La Croce e il sorriso. Quello di Irina e di Albina, che si guardano e non parlano, all’ombra del Colosseo. È l’immagine che resterà di questo venerdì di Passione. Bellissima, struggente, più forte delle polemiche che hanno accompagnato la scelta di affiancare una donna ucraina e una russa, alla penultima stazione della Via Crucis.

Papa Francesco non ha ceduto alle pressioni, arrivate soprattutto dai cattolici ucraini. E a qualche velata minaccia. Ha confermato la presenza delle due donne, ma ha chiesto di modificare la scaletta, e di non leggere la meditazione preparata per quella stazione. Le parole, si sa, possono prestarsi a equivoci, il silenzio no.

Un silenzio carico di emozioni, che ha assunto un significato fortissimo. Ciascuno lo ha riempito con le proprie intenzioni, con la propria sensibilità. Alla fine l’unica parola è toccata al Papa. Una preghiera, quasi un grido: «Disarma la mano alzata del fratello contro il fratello».

«La pace di Gesù non è mai una pace armata» aveva spiegato il giorno prima, citando le parole di Dostojevskij. «Le armi del Vangelo sono la preghiera, la tenerezza, il perdono. E l’amore verso il prossimo».

L’incontro fra Irina e Albina, che si conoscono e lavorano come infermiere in un ospedale romano, è stato semplicemente questo: un atto d’amore e un momento di preghiera. Nessuna volontà di mettere sullo stesso piano carnefici e vittime, aggressore ed aggredito. Ma un gesto di speranza.

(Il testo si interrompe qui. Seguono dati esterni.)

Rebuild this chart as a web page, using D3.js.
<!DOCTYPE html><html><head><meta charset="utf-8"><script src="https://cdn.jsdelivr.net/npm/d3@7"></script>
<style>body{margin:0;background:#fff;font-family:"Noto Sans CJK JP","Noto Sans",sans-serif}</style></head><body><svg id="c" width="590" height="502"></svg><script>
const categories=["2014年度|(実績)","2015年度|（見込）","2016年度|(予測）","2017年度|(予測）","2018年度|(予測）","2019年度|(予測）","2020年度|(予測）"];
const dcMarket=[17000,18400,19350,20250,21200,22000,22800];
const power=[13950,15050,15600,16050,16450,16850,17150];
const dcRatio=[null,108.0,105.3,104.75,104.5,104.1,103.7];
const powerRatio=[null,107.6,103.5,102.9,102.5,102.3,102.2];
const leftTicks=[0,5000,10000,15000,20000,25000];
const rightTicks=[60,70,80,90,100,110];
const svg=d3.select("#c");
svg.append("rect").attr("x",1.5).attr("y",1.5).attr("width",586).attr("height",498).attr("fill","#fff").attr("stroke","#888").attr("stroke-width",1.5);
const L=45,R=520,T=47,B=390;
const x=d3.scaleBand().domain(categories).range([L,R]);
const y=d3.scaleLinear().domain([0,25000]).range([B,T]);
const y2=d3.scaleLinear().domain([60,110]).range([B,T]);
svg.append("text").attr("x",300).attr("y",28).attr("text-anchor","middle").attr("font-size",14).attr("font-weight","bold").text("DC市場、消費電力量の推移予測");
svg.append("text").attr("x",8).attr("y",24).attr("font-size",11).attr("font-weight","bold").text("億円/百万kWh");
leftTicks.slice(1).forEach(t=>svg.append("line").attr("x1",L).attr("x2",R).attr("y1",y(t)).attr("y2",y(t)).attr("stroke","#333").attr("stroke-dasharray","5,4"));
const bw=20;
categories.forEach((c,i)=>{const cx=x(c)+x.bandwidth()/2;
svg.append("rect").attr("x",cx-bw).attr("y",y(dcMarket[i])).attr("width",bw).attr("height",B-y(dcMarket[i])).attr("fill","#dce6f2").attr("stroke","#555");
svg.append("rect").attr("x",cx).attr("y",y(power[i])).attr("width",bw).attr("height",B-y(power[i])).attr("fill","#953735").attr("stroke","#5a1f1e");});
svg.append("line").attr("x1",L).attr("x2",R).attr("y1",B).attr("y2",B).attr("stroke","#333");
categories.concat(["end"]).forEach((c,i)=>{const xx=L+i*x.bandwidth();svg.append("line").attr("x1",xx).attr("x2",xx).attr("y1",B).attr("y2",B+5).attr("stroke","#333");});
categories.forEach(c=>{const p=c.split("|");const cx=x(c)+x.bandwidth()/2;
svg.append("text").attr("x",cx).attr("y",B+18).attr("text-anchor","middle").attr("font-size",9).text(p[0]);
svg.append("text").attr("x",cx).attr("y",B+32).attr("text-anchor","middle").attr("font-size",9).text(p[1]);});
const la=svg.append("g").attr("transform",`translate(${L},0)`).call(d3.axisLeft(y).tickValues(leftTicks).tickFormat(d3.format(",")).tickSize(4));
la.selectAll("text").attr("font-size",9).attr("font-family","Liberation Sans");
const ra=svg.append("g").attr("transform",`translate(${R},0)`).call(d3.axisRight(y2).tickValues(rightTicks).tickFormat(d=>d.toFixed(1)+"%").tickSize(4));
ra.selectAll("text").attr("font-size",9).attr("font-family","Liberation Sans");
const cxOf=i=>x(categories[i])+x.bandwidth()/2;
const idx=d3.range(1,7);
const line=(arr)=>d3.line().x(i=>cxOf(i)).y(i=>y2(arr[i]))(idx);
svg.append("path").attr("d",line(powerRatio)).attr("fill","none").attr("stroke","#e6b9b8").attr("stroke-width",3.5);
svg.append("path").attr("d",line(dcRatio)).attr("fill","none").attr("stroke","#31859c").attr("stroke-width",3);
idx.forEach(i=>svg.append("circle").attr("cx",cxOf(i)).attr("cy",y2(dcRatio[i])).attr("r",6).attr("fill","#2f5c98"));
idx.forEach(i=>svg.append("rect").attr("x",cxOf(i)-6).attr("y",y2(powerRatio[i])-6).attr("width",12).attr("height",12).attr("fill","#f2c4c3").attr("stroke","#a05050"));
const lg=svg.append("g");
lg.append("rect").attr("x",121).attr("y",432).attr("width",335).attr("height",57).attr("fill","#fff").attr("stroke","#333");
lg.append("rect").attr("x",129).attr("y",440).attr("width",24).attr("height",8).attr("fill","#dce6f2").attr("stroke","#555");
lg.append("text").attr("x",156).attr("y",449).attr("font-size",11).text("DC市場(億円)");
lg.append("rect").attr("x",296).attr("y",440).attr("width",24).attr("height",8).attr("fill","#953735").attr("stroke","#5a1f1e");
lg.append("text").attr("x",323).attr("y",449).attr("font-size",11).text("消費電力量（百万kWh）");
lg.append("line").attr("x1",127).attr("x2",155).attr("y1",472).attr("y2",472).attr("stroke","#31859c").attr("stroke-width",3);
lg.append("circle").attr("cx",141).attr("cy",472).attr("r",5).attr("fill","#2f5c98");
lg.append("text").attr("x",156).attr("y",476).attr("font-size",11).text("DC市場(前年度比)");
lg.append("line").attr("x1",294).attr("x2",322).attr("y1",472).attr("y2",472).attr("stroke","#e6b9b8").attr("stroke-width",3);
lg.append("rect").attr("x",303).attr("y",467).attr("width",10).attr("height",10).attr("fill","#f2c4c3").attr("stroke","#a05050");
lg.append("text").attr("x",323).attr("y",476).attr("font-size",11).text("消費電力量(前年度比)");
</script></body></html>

L’abbraccio di due donne, ai piedi della Croce. Una moderna, tragica raffigurazione della Pietà, nel mondo sconvolto dalla guerra. «Scandalosamente profetico» ha scritto padre Antonio Spadaro. «Un segno profetico, mentre le tenebre sono fitte».

Parole importanti, quelle dell’ex direttore della Civiltà Cattolica. Perché la diffidenza e i timori non sono del tutto ingiustificati. C’è il rischio che dilaghi un pacifismo buonista, che annulla le differenze e cancella le responsabilità. Che sventola solo le bandiere della pace e dimentica in un cassetto quelle dell’Ucraina.

Ogni gesto simbolico, ogni iniziativa di pace, dovrebbe rispettare sempre le diverse sensibilità. E gli esempi si moltiplicano. Come Irina e Albina anche Sofia e Anna, due cantanti liriche che studiano al conservatorio di Santa Cecilia, hanno emozionato nella settimana di Pasqua gli spettatori del musical Jesus Christ Superstar.

Nel fortunato allestimento di Massimo Romeo Piparo, con l’interprete originale Ted Neeley (78 anni!), quest’anno è Sofia Chajka, ucraina, a interpretare Maria Maddalena. Ma quando intona la celebre Could we start again, le si affianca l’amica Anna Koshkina. Spuntano due bandiere, ucraina e russa, il pubblico si commuove: «This is just a Dream…We ought to call a halt, so Could we start again please?»

Sofia e Anna avevano già intonato insieme l’Ave Verum di Mozart nell’aula della Camera, durante l’iniziativa “Montecitorio a porte aperte”. E la sera di Pasqua anche l’ucraina Eva Dorofeeva e la russa Ljudmilla Chepurnaia hanno cantato insieme lo Stabat Mater di Pergolesi, nella basilica romana di S. Andrea della Valle. È la musica che unisce. È un grido di pace che sfida il frastuono delle bombe.

Quanto sia importante l’arte, anche nel pieno di una guerra, lo testimonia l’iniziativa “Peace of Art”. Un museo on line, che consente una visita virtuale delle opere che fanno parte del patrimonio culturale ucraino, e ora messe in sicurezza. Come il celebre Cristo di Leopoli, che era custodito nella cattedrale di rito armeno. Ci sono anche un Caravaggio e un Guercino fra le opere che provengono dai musei di Kiev, Odessa e Leopoli, ora accolte nel metaverso grazie al progetto di Skylab Studios e Road to green 2020, visitabile all’indirizzo www.peaceofart.it

Reale e non virtuale sarà invece la Piazza Ucraina, visitabile fino al 27 novembre alla Biennale d’arte di Venezia. Uno spazio aperto, realizzato all’esedra dei Giardini dall’architetta Dana Kosmina e dedicato a iniziative di solidarietà con gli artisti ucraini.